Mesma pesquisa foi feita em relação aos custos de mão de obra com analistas de sistemas contratados para o projeto. Neste caso, a empresa cobrou do Ministério do Turismo R$ 6,95 milhões por um serviço que, na avaliação dos auditores, deveria ter custado R$ 1,96 milhão, gerando um sobrepreço de R$ 4,98 milhões.
O relatório aponta ainda um superfaturamento de R$ 944,7 mil na compra de equipamentos diversos, como servidores, monitores e consoles de operação. Além de cobrar mais caros por produtos, a ID2 pagou por itens não previstos no edital e que já deveriam estar embutidos nos valores cobrados, no entendimento da CGU, como custo de instalação de equipamentos (R$ 100 mil), impostos (R$ 304,7 mil), margem de lucro (R$ 352,8 mil) e custo de administração (R$ 109 mil).
"Não há amparo legal no edital para a cobrança dos mesmos. (No edital) consta que os preços unitários já deveriam conter impostos e quaisquer outras despesas que incidiriam no objeto de contratação", escreveram os técnicos.
O contrato da ID2 com o Ministério do Turismo foi concluído em novembro de 2010. No entanto, ao verificar in loco o uso dos equipamentos e do sistema contratado, no ano seguinte, os auditores constataram que havia servidores e nobreaks ainda encaixotados.
Vendido como "solução integrada" e para uso conjunto de todo o ministério, o sistema era acessado por apenas três usuários, de acordo com o relatório.
"Apesar de o gestor enfatizar a necessidade de dotar o Ministério das soluções, não foi identificado detalhamento suficiente da demanda do órgão que justificasse a necessidade da contratação. O gestor apresenta necessidades genéricas, que, de certa forma, aplicam-se a qualquer sistema a ser adquirido pela administração pública", escreveram os técnicos da CGU.

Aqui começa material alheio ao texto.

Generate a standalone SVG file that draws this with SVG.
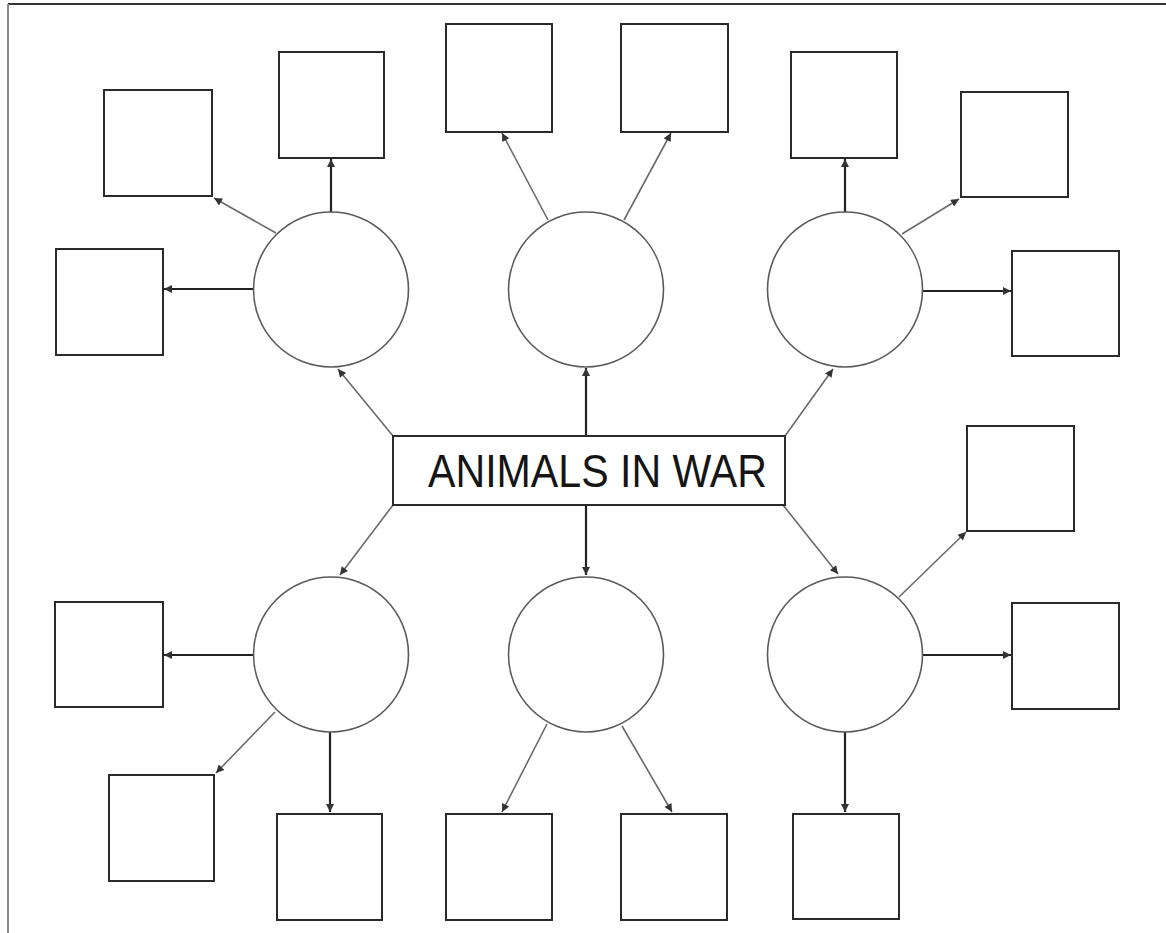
<svg xmlns="http://www.w3.org/2000/svg" width="1166" height="933" viewBox="0 0 1166 933">
  <style>
    .box { fill: #ffffff; stroke: #2a2a2a; stroke-width: 2; }
    .hub { fill: #ffffff; stroke: #5a5a5a; stroke-width: 1.6; }
    .link { fill: none; stroke: #6a6a6a; stroke-width: 1.6; marker-end: url(#arrow); }
    .link.strong { stroke: #222222; stroke-width: 2.2; }
    .frame { fill: none; stroke-width: 2; }
    .title { font-family: "Liberation Sans", Arial, sans-serif; font-size: 47px; fill: #151515; }
  </style>
  <defs>
    <marker id="arrow" viewBox="0 0 10 10" refX="10" refY="5" markerWidth="10" markerHeight="8" markerUnits="userSpaceOnUse" orient="auto">
      <path d="M0,0 L10,5 L0,10 z" fill="#333333"/>
    </marker>
  </defs>

  <rect width="1166" height="933" fill="#ffffff"/>

  <!-- page frame -->
  <line class="frame" x1="8" y1="4" x2="1166" y2="4" stroke="#333333"/>
  <line class="frame" x1="8" y1="4" x2="8" y2="933" stroke="#8a8a8a"/>

  <!-- connectors -->
  <g id="connectors">
    <!-- centre box to hubs -->
    <line class="link" x1="393" y1="436" x2="338" y2="369"/>
    <line class="link strong" x1="586" y1="436" x2="586" y2="368"/>
    <line class="link" x1="785" y1="436" x2="833" y2="369"/>
    <line class="link" x1="393" y1="505" x2="340" y2="575"/>
    <line class="link strong" x1="586" y1="505" x2="586" y2="575"/>
    <line class="link" x1="783" y1="505" x2="838" y2="574"/>

    <!-- upper-left hub -->
    <line class="link strong" x1="331" y1="212" x2="331" y2="159"/>
    <line class="link strong" x1="253" y1="289" x2="164" y2="289"/>
    <line class="link" x1="276" y1="233" x2="214" y2="198"/>

    <!-- upper-middle hub -->
    <line class="link" x1="548" y1="220" x2="502" y2="133"/>
    <line class="link" x1="624" y1="220" x2="671" y2="133"/>

    <!-- upper-right hub -->
    <line class="link strong" x1="845" y1="212" x2="845" y2="159"/>
    <line class="link" x1="902" y1="234" x2="959" y2="199"/>
    <line class="link strong" x1="922" y1="291" x2="1011" y2="291"/>

    <!-- lower-left hub -->
    <line class="link strong" x1="254" y1="655" x2="164" y2="655"/>
    <line class="link" x1="275" y1="712" x2="216" y2="773"/>
    <line class="link strong" x1="330" y1="732" x2="330" y2="812"/>

    <!-- lower-middle hub -->
    <line class="link" x1="547" y1="724" x2="502" y2="812"/>
    <line class="link" x1="622" y1="726" x2="672" y2="812"/>

    <!-- lower-right hub -->
    <line class="link" x1="899" y1="597" x2="966" y2="532"/>
    <line class="link strong" x1="922" y1="655" x2="1011" y2="655"/>
    <line class="link strong" x1="845" y1="732" x2="845" y2="812"/>
  </g>

  <!-- centre title -->
  <g id="title">
    <rect class="box" x="393" y="436" width="392" height="69"/>
    <text class="title" x="428" y="487" textLength="339" lengthAdjust="spacingAndGlyphs">ANIMALS IN WAR</text>
  </g>

  <!-- hubs -->
  <g id="hub-upper-left"><circle class="hub" cx="331" cy="289.5" r="77.5"/></g>
  <g id="hub-upper-middle"><circle class="hub" cx="586" cy="289.5" r="77.5"/></g>
  <g id="hub-upper-right"><circle class="hub" cx="845" cy="289.5" r="77.5"/></g>
  <g id="hub-lower-left"><circle class="hub" cx="331" cy="654.5" r="77.5"/></g>
  <g id="hub-lower-middle"><circle class="hub" cx="586" cy="654.5" r="77.5"/></g>
  <g id="hub-lower-right"><circle class="hub" cx="845" cy="654.5" r="77.5"/></g>

  <!-- answer boxes, upper half -->
  <g id="box-ul-1"><rect class="box" x="104" y="90" width="108" height="106"/></g>
  <g id="box-ul-2"><rect class="box" x="279" y="52" width="105" height="106"/></g>
  <g id="box-ul-3"><rect class="box" x="56" y="249" width="107" height="106"/></g>
  <g id="box-um-1"><rect class="box" x="446" y="24" width="106" height="108"/></g>
  <g id="box-um-2"><rect class="box" x="621" y="24" width="107" height="108"/></g>
  <g id="box-ur-1"><rect class="box" x="791" y="52" width="106" height="106"/></g>
  <g id="box-ur-2"><rect class="box" x="961" y="92" width="107" height="105"/></g>
  <g id="box-ur-3"><rect class="box" x="1012" y="251" width="107" height="105"/></g>

  <!-- answer boxes, lower half -->
  <g id="box-ll-1"><rect class="box" x="55" y="602" width="108" height="105"/></g>
  <g id="box-ll-2"><rect class="box" x="109" y="775" width="105" height="106"/></g>
  <g id="box-ll-3"><rect class="box" x="277" y="814" width="105" height="106"/></g>
  <g id="box-lm-1"><rect class="box" x="446" y="814" width="106" height="106"/></g>
  <g id="box-lm-2"><rect class="box" x="621" y="814" width="106" height="106"/></g>
  <g id="box-lr-1"><rect class="box" x="967" y="426" width="107" height="105"/></g>
  <g id="box-lr-2"><rect class="box" x="1012" y="603" width="107" height="106"/></g>
  <g id="box-lr-3"><rect class="box" x="793" y="814" width="106" height="105"/></g>
</svg>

O relatório ainda acusa vícios na licitação que teriam resultado na restrição à sua competitividade, como a ausência de parcelamento do objeto a ser contratado — já que as soluções funcionavam de forma independente — e edital com critérios de habilitação "impróprios e imprecisos".
As notas fiscais apresentadas pela ID2 para justificar os serviços prestados foram aceitas sem que houvesse o detalhamento dos serviços e valores individuais dos itens, o que também foi alvo de crítica dos auditores.
A assessoria de Marcos Valério e Rogério Tolentino confirmou ao GLOBO, na quinta-feira, a prestação de serviços da T&M para a ID2 pouco antes de ela despontar como fornecedora de produtos de tecnologia para o governo federal. Mas não quis detalhar os serviços, porque Valério e Tolentino entendem que são informações que "dizem respeito apenas à empresa contratante". Valério nega trabalhar na prospecção de novos negócios no escritório da T&M e alega que despacha de lá em função do trabalho em cima dos processos em que é réu ao lado de Tolentino.
Um dos proprietários da ID2, Afrânio Baganha, negou ter contratado a consultoria da T&M e afirmou não haver relação entre o serviço que o sócio de Valério diz ter prestado e a inserção de sua empresa no rol de fornecedores do governo federal.
— O fato de eventual emissão de nota fiscal e eventual contabilização da mesma pela empresa do Sr. Tolentino não implica na alegada prestação de serviços — afirmou o empresário.
Baganha disse não conhecer Valério ou Tolentino pessoalmente, mas preferiu não responder por seus funcionários, que são "em torno de 200", segundo ele.
— Não temos notícias de que isso tenha ocorrido — disse.